Do you have specific techniques you use to develop the plot and stay on track? When I start writing a novel, I have usually done two things. First, I write profiles of the main characters so I have an idea who they are. Second, I think of challenging situations in which to put them so I can see how they will interact, how they will behave and think and feel. After that, I just plunge into the process. I don’t know how any of my stories will end until I am almost finished. Sometimes, despite my planning, new characters emerge, demanding to be a part of the narrative. I try to write regularly, but I don’t write every day. I must say, though, that even when I’m not sitting at my computer, I still feel like I’m writing. The ideas are simmering or percolating of just lying dormant, waiting for me to get going.
What authors inspire or influence your work? Because my background is so varied (I am a retired family psychologist and minister) the writers who have influenced me most aren’t just fiction writers. Among them are: Paul Tillich (philosophical theologian); Martin Buber (philosopher); Ernest Becker; Norman O. Brown; Annie Dillard (nature and fiction); The Cloud of Unknowing by Anonymous; Ellie Wiesel (Holocaust related fiction); Nikos Kazantzakis (fiction); Rainer Maria Rilke (poet); the journals of May Sarton; the journals of Thomas Merton; the novels of Philip Roth; One Flew Over the Cuckoo’s Nest, Ken Kesey. I better stop!
Favorite snack when writing. I am an ice cream addict. Panda Paws. Toffee Coffee. Mmmm.
Once a character is fully developed do you set them free or do they still dance around your mind? This is a great question. I don’t thing I ever “fully develop” the characters. I think it’s much more mutual than that. In the beginning, of course, I am in charge of what characters do, wear, think, look like, etc. But soon they start exercising their own influence over what happens in their lives. Many times I have to amend the story because a character has gone off in a direction I hadn’t anticipated, or I have tried to get them to do something they would never do. All this sounds quite odd, unless you do any fiction writing, then you understand the power of characters to influence stories.
What project(s) are you working on now?
I always start a new novel when I am going through the publication process for a current novel, so a year ago I started writing “Parrot Talk” about two brothers who were estranged from their mother for over forty years. When they are notified of her death they also discover that she had a pet parrot who, it turns out, has a lot to say. I have a long way to go with this one!

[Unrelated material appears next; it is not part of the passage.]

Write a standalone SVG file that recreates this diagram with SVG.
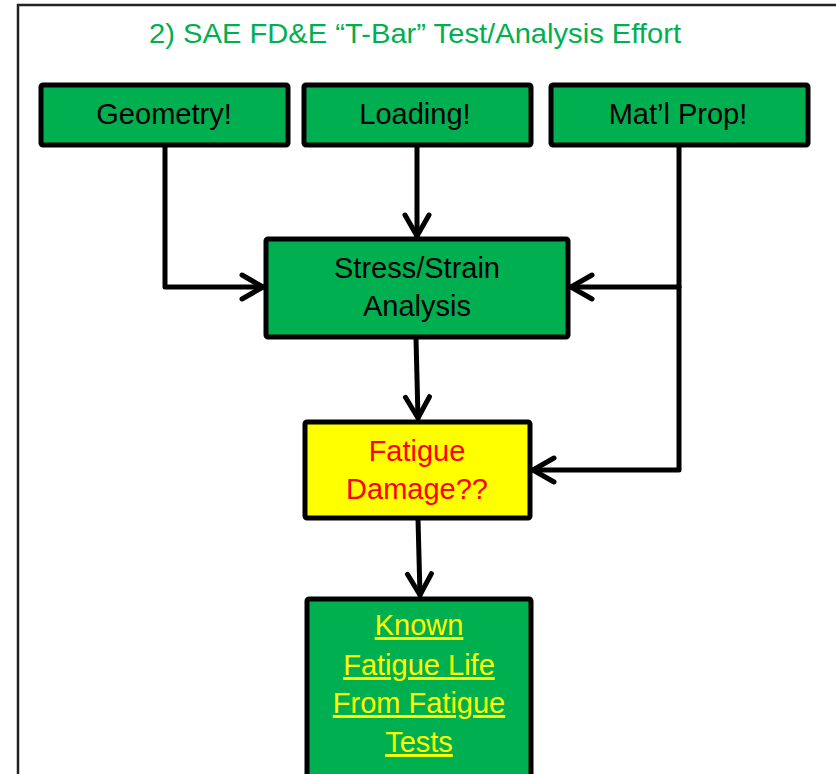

Where can readers find you and your book(s) online? My books are most easily available through Amazon. “More More Time” is at AMAZON AUTHOR PAGE
I write a blog for Psychology Today magazine at
You can also visit me at www.davidbseaburn.com
David B. Seaburn served a rural country parish, worked in community mental health, was an assistant professor of psychiatry and family medicine at the University of Rochester Medical Center for twenty years, and also directed a free public school-based family counseling center before his retirement in 2010. He has written five novels: More More Time (2015), Chimney Bluffs (2012), Charlie No Face (2011—Finalist in General Fiction, National Indie Excellence Awards), Pumpkin Hill (2007), and Darkness is as Light (2005). He and his wife live near Rochester, NY. They have two adult daughters and two wonderful granddaughters.